Our Revolution, Their Agendas: Why Public History is the Front Line of the Battle for Truth
The American Revolution is not some relic under glass. It's live ammunition in today's political conflicts. Its symbols, its figures, its very narrative are constantly being hijacked, twisted, and deployed to bolster contemporary agendas that often stand in stark opposition to any honest understanding of the period. When the past is so actively manipulated, then engaging with it truthfully, through a clear-eyed public history, becomes an essential act of resistance. Understanding how these stories are shaped, and for what purpose, is the first step in reclaiming them.
To do this work, we need to be precise about what we mean by public history. It is not, in its most vital form, the output of academic scholarship. That field, with its own methods and historiographical conversations, produces valuable knowledge. But the history that lives and breathes in the public sphere, the understanding that shapes how people see their world and their place in it, is built from different materials. Public history, as I see it, is fundamentally about the stories that permeate our culture. These are the narratives absorbed from family, from film, from the classroom, from music, from every corner of our shared environment. These stories form the bedrock of public consciousness about the past, and they often diverge sharply from the findings of professional historians.
This gap between scholarship and common understanding is where manipulation thrives. And there is no subject where this gap is more pronounced, or more fiercely exploited, than the American Revolution. The version most people carry in their heads is a simplified, often nationalistic, tale – potent, easily digestible, and, for those reasons, incredibly vulnerable to being weaponized. Its iconic moments are reduced to slogans, its complex actors to caricatures.
This is why a focused public history approach is not just important; it's critical. Our first task is to understand the stories as they exist in the public mind. We don't dismiss them. We engage with them, break them down, and then work with people to rebuild a more accurate, more nuanced, and ultimately more useful understanding of how that past informs our present. This is the work of what I call history impact producers: to facilitate a reconstruction of public historical consciousness. Truth, in this context, is our primary tool of resistance.
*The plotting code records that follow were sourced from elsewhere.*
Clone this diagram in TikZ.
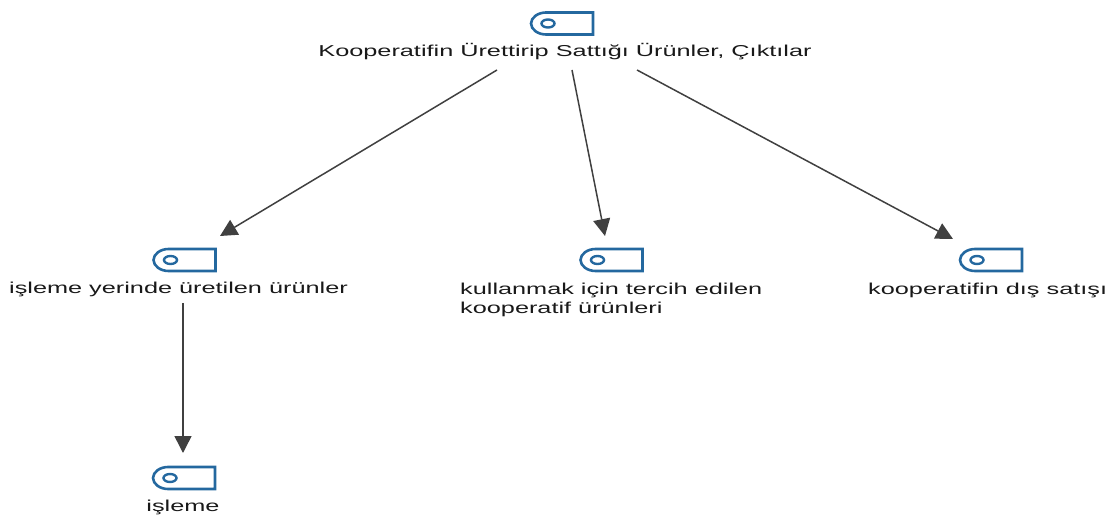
\documentclass[tikz,border=0pt]{standalone}
\usepackage{fontspec}
\setmainfont[FakeStretch=1.6]{Liberation Sans}
\usetikzlibrary{arrows.meta}
\definecolor{iconblue}{HTML}{24689F}
\definecolor{linegray}{HTML}{404040}
\tikzset{
  x=1pt,y=-1pt,
  lbl/.style={inner sep=0pt,font=\fontsize{15.8pt}{19pt}\selectfont,text=black!90,align=left},
  conn/.style={draw=linegray,line width=1.5pt,-{Triangle[length=17pt,width=17pt]}},
  iconshape/.pic={
    \draw[iconblue,line width=2.6pt,line join=miter] (-16,-11) .. controls (-24,-11) and (-31,-6) .. (-31,0) .. controls (-31,6) and (-24,11) .. (-16,11) -- (31,11) -- (31,-11) -- cycle;
    \draw[iconblue,line width=2.4pt] (-14,0) ellipse (6.5 and 4);
  }
}
\begin{document}
\begin{tikzpicture}
\useasboundingbox (0,0) rectangle (1113,518);
\path (562,23.5) pic {iconshape};
\path (184.5,260) pic {iconshape};
\path (611.5,260) pic {iconshape};
\path (991,260) pic {iconshape};
\path (184,478) pic {iconshape};
\node[lbl,anchor=center] (top) at (565,52) {Kooperatifin Ürettirip Sattığı Ürünler, Çıktılar};
\node[lbl,anchor=west] (a) at (9,289) {işleme yerinde üretilen ürünler};
\node[lbl,anchor=north west] (b) at (460,283) {kullanmak için tercih edilen\\kooperatif ürünleri};
\node[lbl,anchor=west] (c) at (868,290) {kooperatifin dış satışı};
\node[lbl,anchor=center] (d) at (183,507) {işleme};
\coordinate (t1) at (497,70); \coordinate (a1) at (220,236);
\coordinate (t2) at (572,70); \coordinate (b1) at (605,236);
\coordinate (t3) at (637,70); \coordinate (c1) at (953,239);
\coordinate (a2) at (183,303); \coordinate (d1) at (183,453);
\draw[conn] (t1)--(a1);
\draw[conn] (t2)--(b1);
\draw[conn] (t3)--(c1);
\draw[conn] (a2)--(d1);
\end{tikzpicture}
\end{document}
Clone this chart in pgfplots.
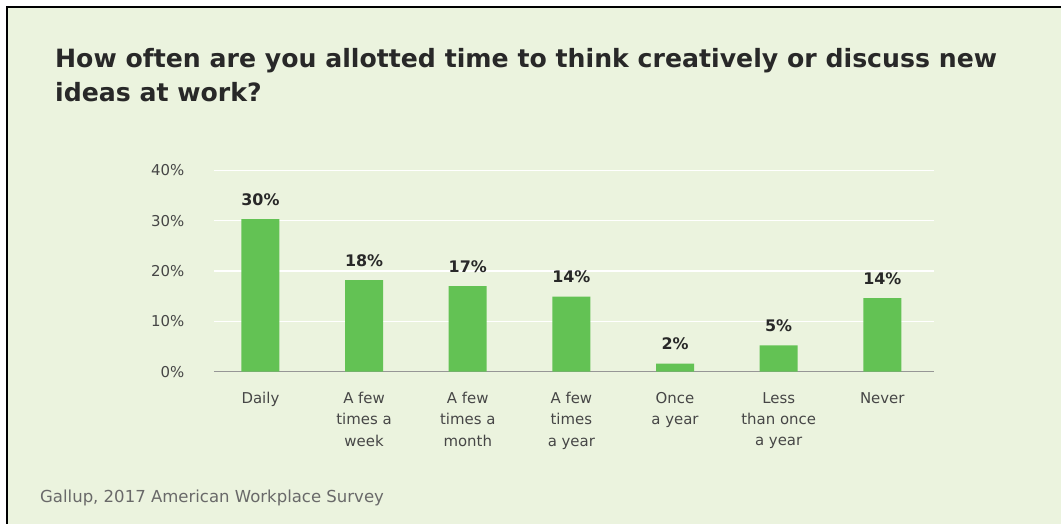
\documentclass[border=0pt]{standalone}
\usepackage{pgfplots}
\pgfplotsset{compat=1.18}
\usepackage{pgfplotstable}
\usepackage{fontspec}
\setmainfont{DejaVu Sans}
\definecolor{bg}{RGB}{235,243,222}
\definecolor{barg}{RGB}{99,194,84}
\definecolor{titlecol}{RGB}{40,40,40}
\definecolor{tickcol}{RGB}{70,70,70}
\definecolor{footcol}{RGB}{105,105,105}
\definecolor{axcol}{RGB}{150,150,150}
\pgfplotstableread{
x y lab
0 30.3 30
1 18.2 18
2 17.0 17
3 14.9 14
4 1.6 2
5 5.2 5
6 14.6 14
}\data
\begin{document}
\begin{tikzpicture}
\fill[white] (0bp,0bp) rectangle (1062bp,524bp);
\fill[bg] (8bp,0bp) rectangle (1062bp,515.5bp);
\draw[black, line width=2bp] (7bp,0bp) -- (7bp,516.5bp) -- (1062bp,516.5bp);
\node[anchor=base west, inner sep=0, text=titlecol, font=\bfseries\fontsize{25.3}{30}\selectfont] at (55bp,456bp) {How often are you allotted time to think creatively or discuss new};
\node[anchor=base west, inner sep=0, text=titlecol, font=\bfseries\fontsize{25.3}{30}\selectfont] at (55bp,422bp) {ideas at work?};
\node[anchor=base west, inner sep=0, text=footcol, font=\fontsize{16.6}{18}\selectfont] at (40bp,21bp) {Gallup, 2017 American Workplace Survey};
\begin{axis}[
  at={(214bp,152bp)}, anchor=south west,
  scale only axis, width=721bp, height=201.5bp,
  xmin=-0.45, xmax=6.5, ymin=0, ymax=40,
  axis lines=left,
  y axis line style={draw=none},
  x axis line style={-, draw=axcol, line width=1.5bp},
  major tick length=0pt,
  ymajorgrids, grid style={white, line width=1.5bp},
  ytick={0,10,20,30,40},
  yticklabels={0\%,10\%,20\%,30\%,40\%},
  xtick={0,1,2,3,4,5,6},
  xticklabels={Daily,{A few\\times a\\week},{A few\\times a\\month},{A few\\times\\a year},{Once\\a year},{Less\\than once\\a year},Never},
  ticklabel style={font=\fontsize{15}{21.5}\selectfont, text=tickcol},
  xticklabel style={align=center, anchor=north, yshift=-17bp},
  yticklabel style={anchor=east, xshift=-26bp},
  ybar, bar width=38bp,
  nodes near coords={\pgfplotspointmeta\%},
  point meta=explicit symbolic,
  nodes near coords style={font=\bfseries\fontsize{16}{16}\selectfont, text=titlecol, anchor=base, yshift=14bp, inner sep=0pt},
]
\addplot[fill=barg, draw=none] table[x=x, y=y, meta=lab] {\data};
\end{axis}
\end{tikzpicture}
\end{document}
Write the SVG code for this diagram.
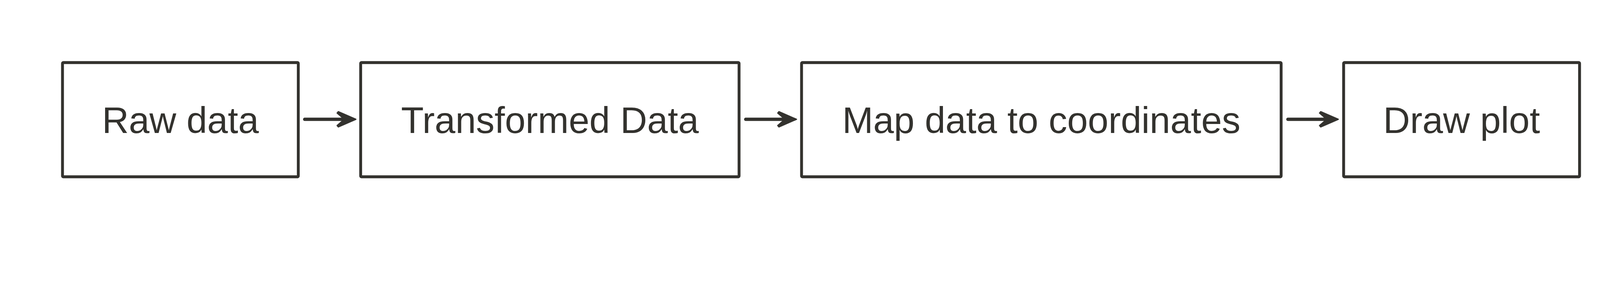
<svg xmlns="http://www.w3.org/2000/svg" width="4164" height="744" viewBox="0 0 4164 744">
  <style>
    .box { fill: #ffffff; stroke: #33322e; stroke-width: 7.3; stroke-linejoin: round; }
    .label { font-family: "Liberation Sans", Arial, Helvetica, sans-serif; font-size: 95px; fill: #33322e; text-anchor: middle; }
    .edge { fill: none; stroke: #33322e; stroke-width: 8.5; stroke-linecap: round; }
    .head { fill: #33322e; stroke: #33322e; stroke-width: 3; stroke-linejoin: round; }
  </style>
  <defs>
    <path id="arrowhead" class="head" d="M0,0 L-45,-19.5 L-48,-16 L-34,-4 L-34,4 L-48,16 L-45,19.5 Z"/>
  </defs>
  <rect width="4164" height="744" fill="#ffffff"/>
  <g id="connectors">
    <g id="edge-raw-transformed">
      <path class="edge" d="M780,305 L895,305"/>
      <use href="#arrowhead" x="911" y="305"/>
    </g>
    <g id="edge-transformed-map">
      <path class="edge" d="M1909,305 L2023,305"/>
      <use href="#arrowhead" x="2039" y="305"/>
    </g>
    <g id="edge-map-draw">
      <path class="edge" d="M3297,305 L3410,305"/>
      <use href="#arrowhead" x="3426" y="305"/>
    </g>
  </g>
  <g id="node-raw">
    <rect class="box" x="160" y="160" width="603.6" height="292" rx="2"/>
    <text class="label" x="461.8" y="340">Raw data</text>
  </g>
  <g id="node-transformed">
    <rect class="box" x="923.3" y="160" width="968.7" height="292" rx="2"/>
    <text class="label" x="1407.7" y="340">Transformed Data</text>
  </g>
  <g id="node-map">
    <rect class="box" x="2052" y="160" width="1227.7" height="292" rx="2"/>
    <text class="label" x="2665.9" y="340">Map data to coordinates</text>
  </g>
  <g id="node-draw">
    <rect class="box" x="3439.7" y="160" width="604" height="292" rx="2"/>
    <text class="label" x="3741.7" y="340">Draw plot</text>
  </g>
</svg>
Take the very timeline of the Revolution. The popular narrative binds it tightly to the Revolutionary War, bookended by the first shots and the birth of the United States. This neat package is convenient for myth-making, but it distorts the reality. A more accurate, and more liberating, framework distinguishes these key phases:
The Revolution Proper (beginning c. 1763): This was the profound shift in thought, the "change in the hearts and minds," as John Adams put it. It was born as Britain sought to redefine its empire after 1763, prompting a widespread re-evaluation of liberty and governance across the Americas. This was an intellectual and cultural current, shaped by Enlightenment ideals but also by the stark realities of American life, especially chattel slavery. It was a revolution of ideas that touched diverse peoples from Canada to the Caribbean.
The War for Independence (a distinct consequence, c. 1775-1783): The armed struggle was a direct result of this broader revolution, a specific, violent manifestation driven by one faction in thirteen colonies. It was a war, with its own brutal logic and history, but it was not the sum total of the revolution. To say so is to diminish the revolution's intellectual scope and its diverse aims.
The "Consolidation" (a contested aftermath, c. 1783-1791): The revolution did not conclude with military victory. What followed was an intense battle over its meaning. Nationalists pushed to centralize power in a new federal government through the Constitution. Many who had been at the forefront of the earlier resistance saw this as a threat to the very liberties they had fought for, leading to the critical struggle for the Bill of Rights. This was not a period of inevitable consensus, but of profound ideological conflict over what the revolution had truly been about.
This periodization is more than an academic exercise. It’s a tool for deconstruction. It allows us to see beyond the battlefield heroes and the "founding fathers" as monolithic entities. It opens space for the Loyalists, for the varied and often conflicting aspirations of Black people, both enslaved and free, for the Indigenous nations navigating impossible choices, and for the diverse ways the language of liberty was understood and contested across a continent. A history this complex is far harder to caricature, far more resistant to being neatly packaged for political expediency.
When the American Revolution is weaponized, it is through the deliberate exploitation of these simplifications, through the erasure of complexity and contradiction. A public history that insists on facing these difficult truths, that brings the marginalized experiences into the heart of the narrative, inherently counters such manipulation. It doesn't offer easy answers, but it does equip people with a more robust understanding, allowing them to identify and resist distortions.
The stories of the American Revolution are too foundational to our present to be left to those who would twist them for partisan gain. The work of public history, as I conceive it, is to engage with the stories people carry, to offer more complete and honest alternatives, and to foster a critical consciousness about how the past is used in the present. In an age of rampant disinformation, this commitment to a more truthful engagement with our past is not just an intellectual pursuit. It is a necessary act of resistance.